Rice was one of the pioneers of the use of lithium therapy for the mentally ill. After the war he worked as Deputy Medical Superintendent at Graylingwell Hospital, a large psychiatric hospital in Chichester in Sussex. In the early 1950s an Australian colleague showed him an article by John Cade in The Medical Journal of Australia on the beneficial effects of lithium on patients with mania. He decided to try it on some of his more severely affected patients, and found it worked in many cases. He wrote up the results in a 1956 edition of the Journal of Mental Science, after which his work was followed up in Britain by his colleague Ronald Maggs and others.

In 1956 Rice moved to Hellingly Hospital in Hailsham, another large psychiatric hospital in Sussex, as Medical Superintendent, where he remained for the rest of his career. He wrote a history of the hospital after it closed in 1994.

==Cricket career==
Rice played cricket, as a medium-pace bowler and lower-order batsman, well into his fifties. Aside from club cricket he played numerous games for the Royal Navy, two non-first-class matches for Sussex in 1945, and one match in 1946 for Norfolk in the Minor Counties Championship.

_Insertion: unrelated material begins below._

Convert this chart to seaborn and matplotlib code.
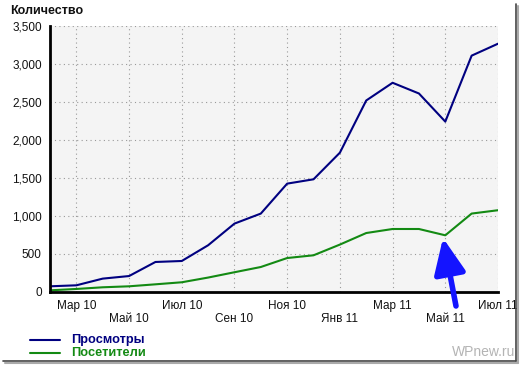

Rice made his first-class debut at the age of 46 years and 95 days (the oldest first-class debutant in the British Isles since 1924) when he captained Col. L. C. Stevens' XI against Cambridge University at The Saffrons ground in Eastbourne in July 1960. There were four other first-class debutants in his team, as well as the former England Test captain Len Hutton, aged 44, and the Indian prince and future Test player Indrajitsinhji. Rice was also captain in the corresponding match in 1961, when his team included the current Test player Tom Graveney and the 49-year-old Sussex veteran George Cox. His two first-class matches were the only first-class matches played by Col. L. C. Stevens' XI.

==Personal life==
Rice's father, also called David Rice (1871–1935), was the medical superintendent of Hellesdon Hospital, a large psychiatric asylum near Norwich. Rice had an elder sister, Evelyn, and a younger brother, Hugh, who was also a physician and first-class cricketer. David Rice Hospital, in Drayton, a suburb of Norwich, which operated from 1937 to about 2005, was named after their father.

Rice was married twice: he and his first wife Joan had four children; after she died he married his second wife, Mary, who survived him. They lived in The Elms in the village of Ringmer in East Sussex. He died in Brighton in 1997 at the age of 83.